Ausgehend von der Feststellung, dass die Einleitung eines Verwaltungsstrafverfahrens analog Art. 309 Abs. 1 lit. a StPO einen hinreichenden Tatverdacht voraussetze (wenngleich das VStrR im Gegensatz zu Art. 309 Abs. 3 StPO keine Eröffnungsverfügung kenne), hielt das BStGer dafür, dass i.c. anhand der Akten keinerlei Anhaltspunkte für eine strafbare Handlung der Beschwerdeführer bestanden hätten. Ein Gesuch um Befreiung von der Radio- und Fernsehabgabe könne jedenfalls keinen hinreichenden Tatverdacht begründen. Aufgrund der Vorgehensweise des BAKOM sei unklar, ob dieses sich verpflichtet gesehen habe, im Vorfeld einer Haushaltskontrolle i.S.v. Art. 109c Abs. 3 RTVG eine verwaltungsstrafrechtliche Untersuchung zu eröffnen. Hierbei hätte es sich jedoch um eine irrige Annahme gehandelt, denn der Zweck einer Haushaltskontrolle liege nicht in der Beschaffung von Beweismitteln zwecks Erhärtung oder Widerlegung eines zuvor schon bestehenden Tatverdachts, sondern in der Überprüfung, ob die Voraussetzungen einer Befreiung von der Abgabepflicht i.S.v. Art. 109c Abs. 1 RTVG vorliegen oder nicht. Mithin handle es sich um einen verwaltungsrechtlichen Augenschein und nicht um eine verwaltungsstrafrechtliche Untersuchung. Folglich stehe der in den Art. 26 ff. VStrR vorgesehen Rechtsmittelweg nicht offen und seien Beanstandungen betreffend die Art und Weise der Kontrolle mittels ordentlicher Verwaltungsbeschwerde geltend zu machen seien. Da der angefochtene Entscheid des BAKOM auf einer falschen Rechtsgrundlage basiere, sei er aufzuheben und habe das BAKOM die Eingabe der Beschwerdeführer als Verwaltungsbeschwerde entgegenzunehmen und zu behandeln.

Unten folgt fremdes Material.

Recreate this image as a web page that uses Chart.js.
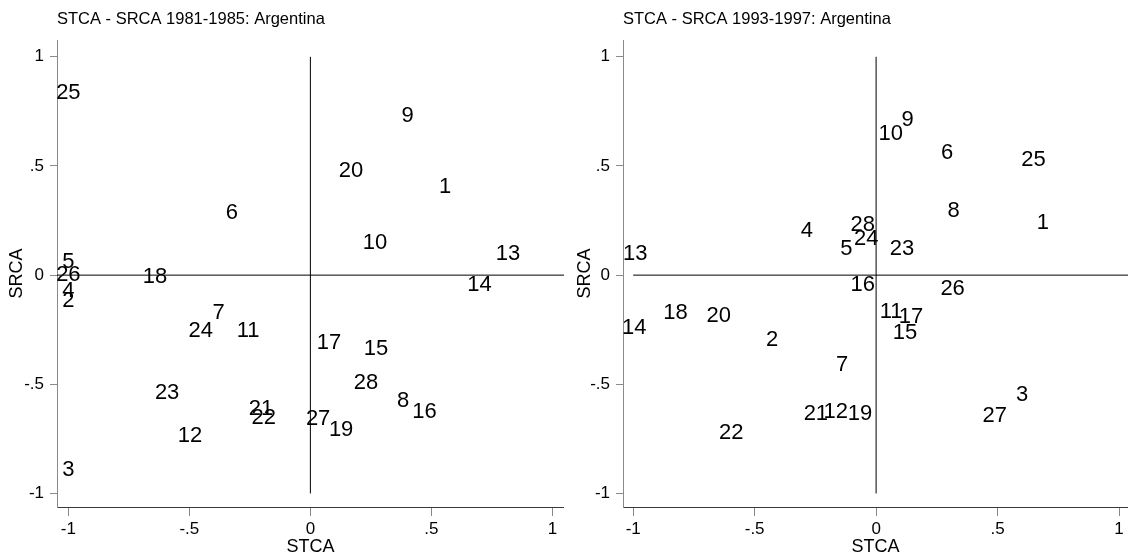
<!DOCTYPE html>
<html>
<head>
<meta charset="utf-8">
<script src="https://cdn.jsdelivr.net/npm/chart.js@4/dist/chart.umd.min.js"></script>
<style>
html, body { margin: 0; padding: 0; background: #fff; }
#wrap { display: flex; width: 1128px; height: 558px; }
canvas { display: block; }
</style>
</head>
<body>
<div id="wrap">
  <canvas id="panel1" width="564" height="558"></canvas>
  <canvas id="panel2" width="564" height="558"></canvas>
</div>
<script>
// 1981-1985 panel
const ids1  = ['25','9','20','1','6','10','13','5','26','18','14','4','2','7','24','11','17','15','28','23','8','16','21','22','27','19','12','3'];
const stca1 = [-1.0, 0.402, 0.168, 0.557, -0.324, 0.267, 0.817, -1.0, -1.0, -0.642, 0.699, -1.0, -1.0, -0.379, -0.453, -0.257, 0.077, 0.271, 0.230, -0.592, 0.383, 0.472, -0.204, -0.193, 0.032, 0.127, -0.497, -1.0];
const srca1 = [0.834, 0.730, 0.475, 0.403, 0.284, 0.147, 0.096, 0.060, 0.0, -0.010, -0.046, -0.072, -0.118, -0.173, -0.255, -0.255, -0.312, -0.339, -0.495, -0.539, -0.577, -0.626, -0.615, -0.652, -0.660, -0.707, -0.738, -0.890];

// 1993-1997 panel
const ids2  = ['10','9','6','25','8','1','4','28','24','5','23','13','16','26','11','17','15','18','20','14','2','7','3','27','21','12','19','22'];
const stca2 = [0.060, 0.130, 0.292, 0.648, 0.319, 0.687, -0.285, -0.055, -0.041, -0.122, 0.107, -0.992, -0.055, 0.315, 0.062, 0.144, 0.119, -0.826, -0.648, -0.996, -0.428, -0.140, 0.601, 0.488, -0.248, -0.166, -0.066, -0.596];
const srca2 = [0.645, 0.710, 0.560, 0.527, 0.293, 0.240, 0.202, 0.229, 0.165, 0.118, 0.122, 0.099, -0.046, -0.064, -0.168, -0.191, -0.264, -0.173, -0.188, -0.244, -0.298, -0.412, -0.550, -0.645, -0.637, -0.626, -0.637, -0.725];

const tickValues = [-1, -0.5, 0, 0.5, 1];
const tickLabels = ['-1', '-.5', '0', '.5', '1'];

const FONT = '"Liberation Sans", Arial, Helvetica, sans-serif';

// draws the number of each point at its position
const pointLabels = {
    id: 'pointLabels',
    afterDatasetsDraw(chart) {
        const ds = chart.data.datasets[0];
        const meta = chart.getDatasetMeta(0);
        const ctx = chart.ctx;
        ctx.save();
        ctx.font = '22px ' + FONT;
        ctx.fillStyle = '#000';
        ctx.textAlign = 'center';
        ctx.textBaseline = 'middle';
        meta.data.forEach((pt, i) => ctx.fillText(ds.ids[i], pt.x, pt.y));
        ctx.restore();
    }
};

// panel title, left aligned with the plot area
const panelTitle = {
    id: 'panelTitle',
    afterDraw(chart, args, opts) {
        const ctx = chart.ctx;
        ctx.save();
        ctx.font = '16.5px ' + FONT;
        ctx.fillStyle = '#000';
        ctx.textAlign = 'left';
        ctx.textBaseline = 'alphabetic';
        ctx.fillText(opts.text, chart.chartArea.left, 24);
        ctx.restore();
    }
};

function tickText(value) {
    const i = tickValues.indexOf(value);
    return i < 0 ? '' : tickLabels[i];
}

function makePanel(id, title, ids, xs, ys, xRange, yRange, hLineFrom, yAxisWidth, yTitlePad) {
    const pts = xs.map((x, i) => ({ x: x, y: ys[i] }));
    const vLine = [{ x: 0, y: -1 }, { x: 0, y: 1 }];
    const hLine = [{ x: hLineFrom, y: 0 }, { x: xRange[1], y: 0 }];
    return new Chart(document.getElementById(id), {
        type: 'scatter',
        data: {
            datasets: [
                { data: pts, ids: ids, pointRadius: 0, showLine: false },
                { data: vLine, showLine: true, pointRadius: 0, borderColor: '#000', borderWidth: 1 },
                { data: hLine, showLine: true, pointRadius: 0, borderColor: '#000', borderWidth: 1 }
            ]
        },
        options: {
            responsive: false,
            animation: false,
            events: [],
            layout: { padding: { top: 40, left: 0, right: 0, bottom: 0 }, autoPadding: false },
            plugins: {
                legend: { display: false },
                tooltip: { enabled: false },
                panelTitle: { text: title }
            },
            scales: {
                x: {
                    type: 'linear',
                    min: xRange[0],
                    max: xRange[1],
                    afterBuildTicks: s => { s.ticks = tickValues.map(v => ({ value: v })); },
                    afterFit: s => { s.height = 51; },
                    ticks: {
                        autoSkip: false,
                        maxRotation: 0,
                        color: '#000',
                        padding: 3,
                        font: { size: 17, family: FONT },
                        callback: tickText
                    },
                    grid: { display: true, drawOnChartArea: false, drawTicks: true, tickLength: 9, color: '#8a8a8a' },
                    border: { display: true, color: '#3a3a3a', width: 1 },
                    title: {
                        display: true,
                        text: 'STCA',
                        color: '#000',
                        font: { size: 18, family: FONT },
                        padding: { top: 0, bottom: 0 }
                    }
                },
                y: {
                    type: 'linear',
                    min: yRange[0],
                    max: yRange[1],
                    afterBuildTicks: s => { s.ticks = tickValues.map(v => ({ value: v })); },
                    afterFit: s => { s.width = yAxisWidth; },
                    ticks: {
                        autoSkip: false,
                        color: '#000',
                        padding: 6,
                        font: { size: 17, family: FONT },
                        callback: tickText
                    },
                    grid: { display: true, drawOnChartArea: false, drawTicks: true, tickLength: 7, color: '#8a8a8a' },
                    border: { display: true, color: '#8a8a8a', width: 1 },
                    title: {
                        display: true,
                        text: 'SRCA',
                        color: '#000',
                        font: { size: 18, family: FONT },
                        padding: { top: yTitlePad, bottom: 0 }
                    }
                }
            }
        },
        plugins: [pointLabels, panelTitle]
    });
}

makePanel('panel1', 'STCA - SRCA 1981-1985: Argentina', ids1, stca1, srca1,
    [-1.047, 1.048], [-1.062, 1.077], -1.047, 57, 6);
makePanel('panel2', 'STCA - SRCA 1993-1997: Argentina', ids2, stca2, srca2,
    [-1.042, 1.037], [-1.062, 1.077], -1.0, 59, 10);
</script>
</body>
</html>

Dem Entscheid des BStGer ist in rechtlicher Hinsicht nichts hinzuzufügen. Der Mangel eines fehlenden hinreichenden Tatverdachts kann weder durch die formelle Eröffnung eines Verwaltungsstrafverfahrens noch durch die Einsetzung von «untersuchenden Beamtinnen/Beamten» oder die Etikettierung bestimmter Massnahmen als «Untersuchungshandlungen» geheilt werden. Vor diesem Hintergrund mutet das Vorgehen des BAKOM doch reichlich befremdlich an.